The central government in London, however, has other ideas. The SNP may have been given a mandate, but they don't have the authority to hold a referendum - it must come from Westminster. A staunch defender of the union of Scotland and England, David Cameron is loath to go down in history as the prime minister who facilitated its abolition. In recent weeks, he has said that if the SNP wishes to hold a referendum, they must do it sooner rather than later - a sentiment that has been supported by both Labour and the Tories' coalition partners the Liberal Democrats. Cameron has since withdrawn a demand that a referendum be held in the next 18 months, but is determined not to be dictated to from Holyrood. The SNP wants the vote to take place in autumn 2014, to mark the 700th anniversary of the Battle of Bannockburn, when Robert the Bruce scored Scotland's greatest ever military victory over the English.

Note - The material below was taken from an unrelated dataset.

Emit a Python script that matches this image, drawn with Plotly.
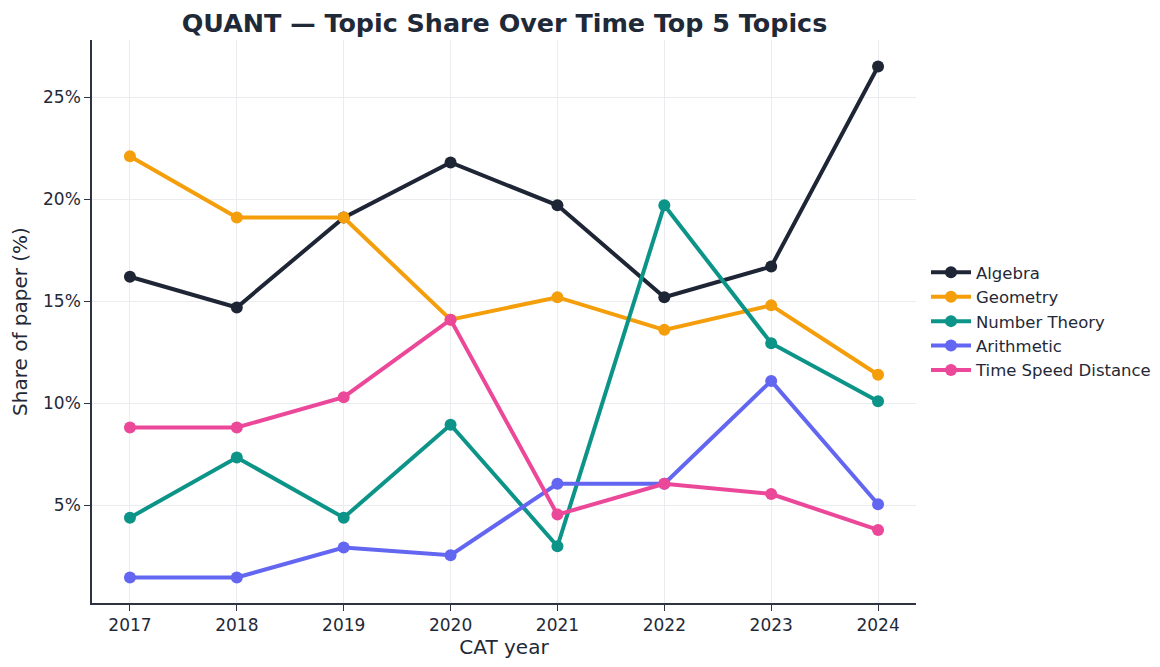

If a referendum was held tomorrow, it would be likely to return a "no" vote by a substantial majority. A recent poll by Ipsos MORI, a market research company, found that just 29 per cent of Scots support full independence. 54 per cent wish to stay in the Union - 6 per cent higher than the equivalent figure for England. By holding a referendum on the anniversary of a day of pride for nationalists, the SNP are hoping to take advantage of Scottish patriotic affection for their nation and its history. Building an entire campaign around it would be dangerous, though. On issues as big as independence, which will severely impact the lives of everyone in Scotland, people are more likely to listen to their heads than their hearts. The SNP needs to start articulating the benefits of living outside the Union to its electorate, otherwise they could face a heavy defeat.

A more popular alternative among Scottish voters is "devo-max". This option would see full fiscal autonomy transferred to Holyrood, enabling the Scottish government to set taxes. A poll conducted by Reform Scotland, a think-tank, found 90 per cent were in favour of this form of extended devolution. In order to make the most of their (probably only) shot at the prize, the SNP must find a way of harnessing this support for semi-independence and stretching it to the max, and they may have to do it sooner than they'd like to.